Texas Democrats are likely to have an easier time painting the national party and its candidates as being hostile to Hispanics. In 2012, Obama got 71 percent of the Hispanic vote nationally against Mitt Romney, who used his opposition to immigration reform to win the nomination. Last year, Florida Senator Marco Rubio’s support for immigration reform appeared to doom his presidential prospects. So even if Texas’s Republicans foil Democratic efforts to boost their Hispanic support in state elections, national Republicans might help Democrats increase Hispanic support for a Democratic presidential candidate.


In Texas, white voters have blended the anti-government ethos of the West and the deep South. Many Texas white voters began changing their party allegiance from Democrat to Republican after 1980 without changing their ideology. But Texans’ bedrock conservatism among whites has been mitigated by in-migration from less Republican states and by the development of what Ruy Teixeira and I called “ideopolises”—large metro areas dominated by professionals who produce ideas. By garnering support in the Dallas, Austin, San Antonio, Houston, and El Paso metro areas, the Democrats might be able to get the 30 percent or more of the vote they need in presidential elections, and eventually the 35 percent they need in state elections.

In these metro areas, Texas Democrats can attract the same white voters who boosted Democrat hopes in states like Virginia and North Carolina: younger voters, who came of age after the Reagan-Bush era, professionals, and women. Davis’s candidacy has probably helped among these voters. In a late September poll that showed Davis behind Abbott by fourteen points, she still had an edge among women and voters 18 to 44, while getting trounced among male and older voters. (In the same poll, Davis only get 50 percent of Hispanic vote.) Mustafa Tameez, a Houston Democratic consultant, says that the Texas state legislature’s lurch to the right, which spawned Davis’s candidacy, will win over many of these voters. “The urban vote and women are the key to Democrats winning Texas,” Tameez says.

Texas Democrats’ ability to win over white voters will also depend on what happens to the national party. Obama remains deeply unpopular in Texas—identified with whatever failures white Texans ascribe to the federal government.  There were no exit polls in the 2012 election, but Nate Cohn has estimated that Obama only got 20 percent of the white vote. Whites need to feel comfortable voting for a candidate identified with the national party. Tameez and other Democrats believe that Hillary Clinton, who defeated Obama in the 2008 Texas primary, will fare far better among the state’s Anglos than Obama did.  But even if they nominate a candidate more palatable to urban whites, the Democrats may have to wait until 2020 to have a good shot at winning Texas in a presidential vote.

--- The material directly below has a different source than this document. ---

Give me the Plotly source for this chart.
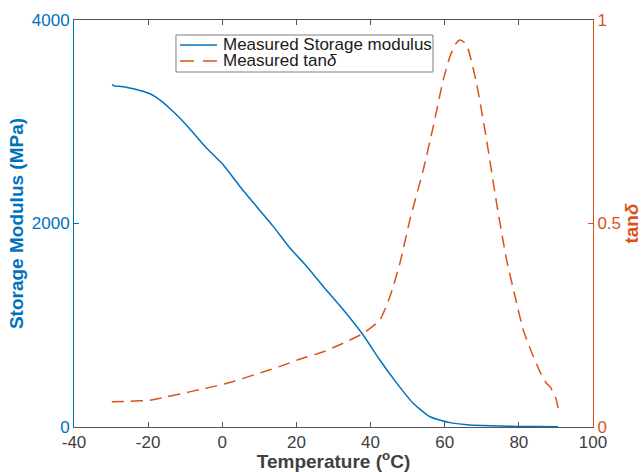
import plotly.graph_objects as go

# Storage modulus (MPa) vs temperature (°C)
temp_storage = [-29.7, -29.3, -28, -26, -24, -22, -20, -18, -16, -14, -11.4, -7.8, -4.2, 0.3, 4.8,
                9.3, 13.8, 18.3, 22.5, 27.3, 32.7, 38.0, 42.5, 47.1, 51.5, 56.0, 61.4, 66,
                70, 75, 80, 85, 90.6]
storage_values = [3368, 3352, 3348, 3340, 3325, 3305, 3282, 3245, 3190, 3125, 3034, 2890, 2739,
                  2575, 2362, 2165, 1969, 1756, 1590, 1379, 1150, 904, 658, 429, 233, 101, 43,
                  22, 14, 9, 6, 4, 3]

# tan delta vs temperature (°C)
temp_tan = [-29.8, -25, -19.5, -15, -10.5, -6, -1.5, 3, 7.5, 12, 16.5, 21.0, 27.3, 33.6, 38.0,
            42.5, 45.2, 47.9, 50.6, 54.2, 56.9, 59.6, 61.4, 63.0, 64.1, 65.3, 66.4, 68.6,
            71.3, 74.0, 76.7, 79.0, 81.2, 83.9, 86.0, 87.5, 88.5, 89.3, 90.0, 90.6]
tan_values = [0.062, 0.063, 0.066, 0.074, 0.083, 0.092, 0.101, 0.112, 0.125, 0.138, 0.152, 0.167,
              0.185, 0.210, 0.230, 0.263, 0.320, 0.402, 0.509, 0.631, 0.738, 0.853, 0.910,
              0.942, 0.951, 0.945, 0.926, 0.844, 0.705, 0.550, 0.410, 0.320, 0.238, 0.173,
              0.130, 0.107, 0.098, 0.083, 0.070, 0.046]

x_ticks = [-40, -20, 0, 20, 40, 60, 80, 100]
y1_ticks = [0, 2000, 4000]
y2_ticks = [0, 0.5, 1]
legend_labels = ["Measured Storage modulus", "Measured tan<i>δ</i>"]

BLUE = "#0072BD"
ORANGE = "#D95319"
AXIS = "#555555"
TEXT = "#404040"
FONT = "Liberation Sans, Arial, Helvetica, sans-serif"
DASH = "12px,7px"

fig = go.Figure()
fig.add_trace(go.Scatter(
    x=temp_storage, y=storage_values, mode="lines", name=legend_labels[0],
    line=dict(color=BLUE, width=1.5, shape="spline", smoothing=0.5),
    yaxis="y", showlegend=False))
fig.add_trace(go.Scatter(
    x=temp_tan, y=tan_values, mode="lines", name=legend_labels[1],
    line=dict(color=ORANGE, width=1.5, dash=DASH, shape="spline", smoothing=0.5),
    yaxis="y2", showlegend=False))

# MATLAB-style compact legend box (paper coordinates)
lx0, lx1, ly0, ly1 = 0.1965, 0.6917, 0.8722, 0.9631
row_y = [0.9386, 0.8993]
fig.add_shape(type="rect", xref="paper", yref="paper", x0=lx0, x1=lx1, y0=ly0, y1=ly1,
              line=dict(color="#7f7f7f", width=1), fillcolor="white", layer="above")
fig.add_shape(type="line", xref="paper", yref="paper", x0=0.2042, x1=0.2755,
              y0=row_y[0], y1=row_y[0], line=dict(color=BLUE, width=1.5), layer="above")
fig.add_shape(type="line", xref="paper", yref="paper", x0=0.2042, x1=0.2755,
              y0=row_y[1], y1=row_y[1], line=dict(color=ORANGE, width=1.5, dash="14px,9px"),
              layer="above")
for lab, ry in zip(legend_labels, row_y):
    fig.add_annotation(text=lab, xref="paper", yref="paper", x=0.2832, y=ry,
                       xanchor="left", yanchor="middle", showarrow=False,
                       font=dict(family=FONT, size=17, color="#1a1a1a"))

fig.update_layout(
    width=642, height=472,
    margin=dict(l=74, r=49, t=20, b=45),
    paper_bgcolor="white", plot_bgcolor="white",
    font=dict(family=FONT, size=17, color=TEXT),
    showlegend=False,
    xaxis=dict(
        range=[-40, 100], tickvals=x_ticks, ticktext=[str(v) for v in x_ticks],
        showgrid=False, zeroline=False, automargin=False,
        showline=True, linecolor=AXIS, linewidth=1, mirror="ticks",
        ticks="inside", ticklen=5, tickcolor=AXIS,
        tickfont=dict(size=17, color=TEXT),
        title=dict(text="<b>Temperature (<sup>o</sup>C)</b>", standoff=3,
                   font=dict(size=19, color=TEXT)),
    ),
    yaxis=dict(
        range=[0, 4000], tickvals=y1_ticks, ticktext=[str(v) for v in y1_ticks],
        showgrid=False, zeroline=False, automargin=False,
        showline=True, linecolor=BLUE, linewidth=1,
        ticks="inside", ticklen=5, tickcolor=BLUE,
        tickfont=dict(size=17, color=BLUE),
        title=dict(text="<b>Storage Modulus (MPa)</b>", standoff=3,
                   font=dict(size=19, color=BLUE)),
    ),
    yaxis2=dict(
        range=[0, 1], tickvals=y2_ticks, ticktext=["0", "0.5", "1"],
        overlaying="y", side="right",
        showgrid=False, zeroline=False, automargin=False,
        showline=True, linecolor=ORANGE, linewidth=1,
        ticks="inside", ticklen=5, tickcolor=ORANGE,
        tickfont=dict(size=17, color=ORANGE),
        title=dict(text="<b>tan<i>δ</i></b>", standoff=3,
                   font=dict(size=19, color=ORANGE)),
    ),
)

fig.write_html(
    "out.html",
    config={"displayModeBar": False},
    post_script="document.body.style.margin='0';document.body.style.overflow='hidden';",
)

Of course, Texas Republican politicians understand the threat that the state’s demographic changes pose. Last year, Abbott warned that with the formation of Battleground, Texas was “coming under a new assault, an assault far more dangerous than when the leader of North Korea threatened when he said he was going to add Austin, Texas, as one of the recipients of his nuclear weapons.” Abbott and the Texas Republicans have responded to the threat with new restrictions of voting and on registering voters that are designed to make it more difficult for minorities to get to the polls. But these restrictions are double edged. They will make it more difficult to vote, but they can also provide a rallying cry for Battleground and other groups trying to get out the vote. They can give the lie to Republican claims that they are sympathetic to the state’s Hispanics and in so doing, speed the day of reckoning for Texas Republicanism.